The problem was because Iomega acted arrogantly as other alternatives came along, instead of possibly licensing alternative manufacturers or otherwise allowing prices to fall, they kept the price of zip disks artificially high. As other more cost-effective alternatives became available Iomega failed to recognize the market was changing.
When the other one with gigabyte removable drives came out - was it the Jaz? - I bought one of those. It was from some company other than Iomega, I forget whom.
Then CD burners really became affordable. With CD-RW drives and packet writing using the UDF disk format, it more-or-less spelled the death knell for Zip (and Jaz) drives. Now you basically have a 79c floppy disc that holds 500 meg. An $8 100-meg zip disk or $12 gigabyte Jaz cartridges can't hold a candle against a disc that holds 1/2 a gigabyte (later boosted to 700 meg) costs about 79c and is essentially rewritable hundreds to a thousand times.
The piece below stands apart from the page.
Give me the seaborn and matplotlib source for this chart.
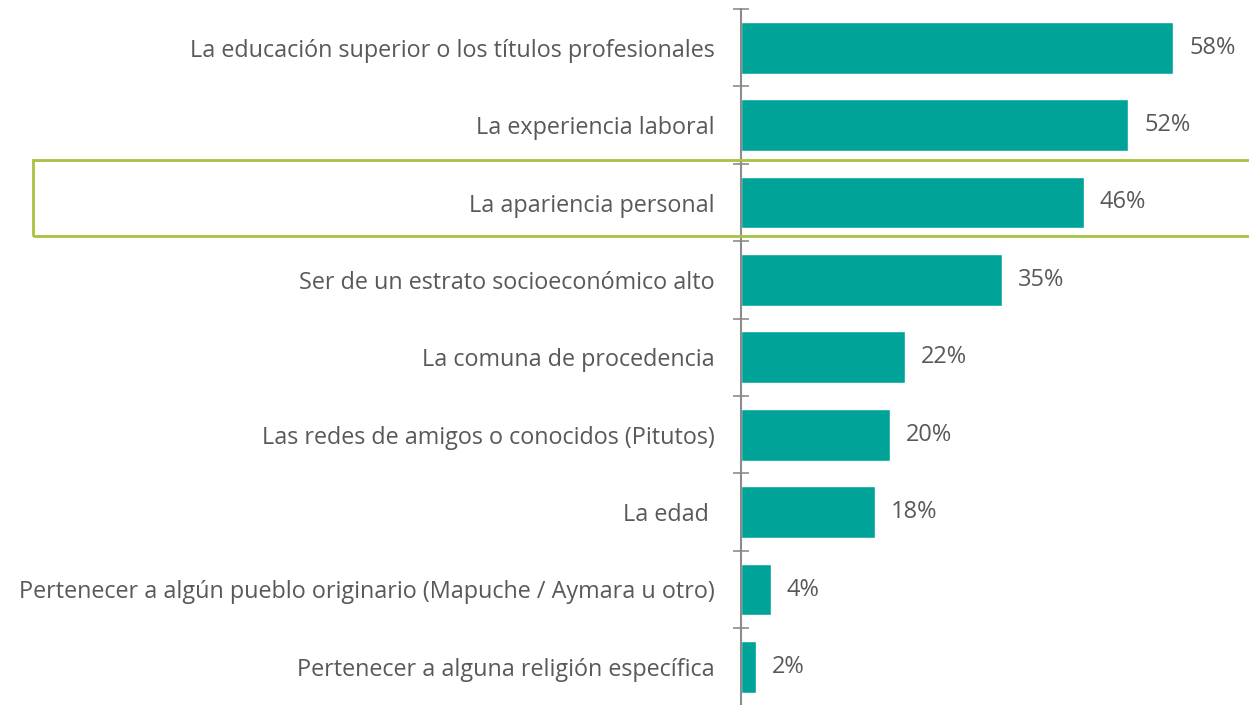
import matplotlib.pyplot as plt
import seaborn as sns
import pandas as pd
import numpy as np
from matplotlib.patches import Rectangle

categories = [
    "La educación superior o los títulos profesionales",
    "La experiencia laboral",
    "La apariencia personal",
    "Ser de un estrato socioeconómico alto",
    "La comuna de procedencia",
    "Las redes de amigos o conocidos (Pitutos)",
    "La edad ",
    "Pertenecer a algún pueblo originario (Mapuche / Aymara u otro)",
    "Pertenecer a alguna religión específica",
]
values = [58, 52, 46, 35, 22, 20, 18, 4, 2]

TEAL = "#00A398"
TEXT = "#595959"
AXIS = "#8C8C8C"

sns.set_style("white")
plt.rcParams["font.family"] = ["Open Sans", "DejaVu Sans"]

df = pd.DataFrame({"cat": categories, "val": values})

fig = plt.figure(figsize=(12.49, 7.05), dpi=100)
W, H = 1249, 705
row_h = 77.4
ax_h = row_h * len(categories)
ax = fig.add_axes([741 / W, (H - 9 - ax_h) / H, (W - 741) / W, ax_h / H])

sns.barplot(data=df, x="val", y="cat", color=TEAL, width=0.67,
            saturation=1, ax=ax, orient="h")

ax.set_xlim(0, (W - 741) / 7.45)
ax.set_ylim(len(categories) - 0.5, -0.5)
ax.set_xlabel("")
ax.set_ylabel("")
ax.set_xticks([])

for s in ["top", "right", "bottom"]:
    ax.spines[s].set_visible(False)
ax.spines["left"].set_color(AXIS)
ax.spines["left"].set_linewidth(1.5)

ax.tick_params(axis="y", which="major", left=False, length=0, pad=19,
               labelsize=16.8, labelcolor=TEXT)
ax.set_yticks(np.arange(-0.5, len(categories), 1), minor=True)
ax.tick_params(axis="y", which="minor", left=True, direction="inout",
               length=12, width=1.2, color=AXIS)

for i, v in enumerate(values):
    ax.text(v + 16 / 7.45, i, f"{v}%", va="center", ha="left",
            fontsize=17, color=TEXT)

fig.patches.append(Rectangle((33 / W, 1 - 236 / H), 1.0, 76 / H,
                             transform=fig.transFigure, fill=False,
                             edgecolor="#A9C23F", linewidth=2))

fig.savefig("out.png", dpi=100)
For really large backup now, you can buy a Blu-Ray writer, the price is down to a shocking $99 at Micro Center. I was wrong about the price, too. I first thought Blu-Ray blanks are about $9, but I was wrong. Blu-Ray is competitive with DVD-R, about $2 each for a 25GB disc in quantity 10 vs about 26c each for a 4GB DVD in quantity 50, which means to get 25GB all in one disk, the 'penalty' is only 75c over DVD. So if you have to backup 25 GB, you can spend about $1.55 and use 6 DVDs or spend $2 and use 1 Blu Ray. Given the extra convenience for large backups it's noise.
I bought an external USB DVD writer I planned to use for something back around late 2009 and I think I paid $70. At $99 for a Blu-Ray writer I'm seriously considering getting one, my MP3 collection could fill at least 1, I think my last music backup used over 4 DVDs.
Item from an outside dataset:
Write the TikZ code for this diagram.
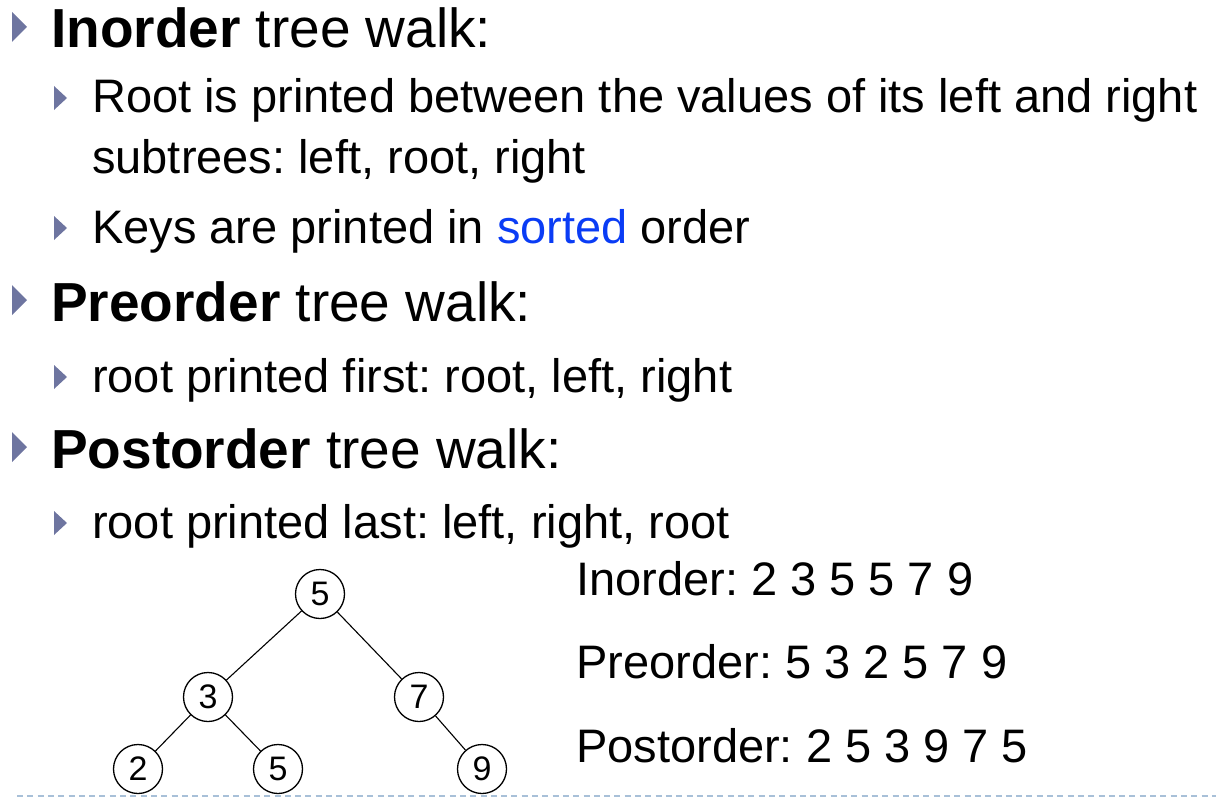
\documentclass[tikz,border=0pt]{standalone}
\usepackage{fontspec}
\setmainfont{Liberation Sans}
\frenchspacing
\definecolor{bulletcol}{RGB}{110,117,160}
\definecolor{sortblue}{RGB}{10,60,245}
\definecolor{dashcol}{RGB}{168,192,216}
\newcommand{\lvlone}{\fontsize{55}{60}\selectfont}
\newcommand{\lvltwo}{\fontsize{47}{52}\selectfont}
\newcommand{\digitsize}{\fontsize{34}{38}\selectfont}
\begin{document}
\begin{tikzpicture}[x=1pt,y=-1pt,
  txtone/.style={anchor=base west,inner sep=0pt,font=\lvlone},
  txttwo/.style={anchor=base west,inner sep=0pt,font=\lvltwo},
  treenode/.style={circle,draw=black,line width=1.3pt,minimum size=49pt,inner sep=0pt,font=\digitsize},
  treeedge/.style={draw=black,line width=1.1pt},
  bulone/.style={fill=bulletcol},
  bultwo/.style={fill=bulletcol}]
\useasboundingbox (0,0) rectangle (1216,800);
% level-one bullets
\foreach \b in {48,321,468}{
  \fill[bulone] (12,\b-36) -- (27,\b-21) -- (12,\b-6) -- cycle;
}
% level-two bullets
\foreach \b in {113,243,392,538}{
  \fill[bultwo] (54,\b-27) -- (67,\b-15) -- (54,\b-3) -- cycle;
}
\node[txtone] (l1) at (51,48) {\textbf{Inorder} tree walk:};
\node[txttwo] (l2) at (92,113) {Root is printed between the values of its left and right};
\node[txttwo] (l3) at (92,173) {subtrees: left, root, right};
\node[txttwo] (l4) at (92,243) {Keys are printed in \textcolor{sortblue}{sorted} order};
\node[txtone] (l5) at (51,321) {\textbf{Preorder} tree walk:};
\node[txttwo] (l6) at (92,392) {root printed first: root, left, right};
\node[txtone] (l7) at (51,468) {\textbf{Postorder} tree walk:};
\node[txttwo] (l8) at (92,538) {root printed last: left, right, root};
\node[txttwo] (r1) at (576,595) {Inorder: 2 3 5 5 7 9};
\node[txttwo] (r2) at (576,678) {Preorder: 5 3 2 5 7 9};
\node[txttwo] (r3) at (576,762) {Postorder: 2 5 3 9 7 5};
% tree
\node[treenode] (n5) at (320,594) {5};
\node[treenode] (n3) at (208,697) {3};
\node[treenode] (n7) at (419,697) {7};
\node[treenode] (n2) at (138,769) {2};
\node[treenode] (n5b) at (278,769) {5};
\node[treenode] (n9) at (482,769) {9};
\draw[treeedge] (n5) -- (n3);
\draw[treeedge] (n5) -- (n7);
\draw[treeedge] (n3) -- (n2);
\draw[treeedge] (n3) -- (n5b);
\draw[treeedge] (n7) -- (n9);
% dashed rule
\coordinate (dl) at (17,796);
\coordinate (dr) at (1216,796);
\draw[dashcol,line width=1.6pt,dash pattern=on 6pt off 4.3pt] (dl) -- (dr);
\end{tikzpicture}
\end{document}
After I wrote the above I checked; there are probably duplicates but currently my music directories alone contain 52 GB, 378 folders and 34,098 files. Video takes up another 12 GB and another 3,100 files. My master directory, the "C:\Paul" directory is another 48 GB and circa 143,000 more files; it includes the video files; if I recounted both, it's 60 GB and 146,000 files.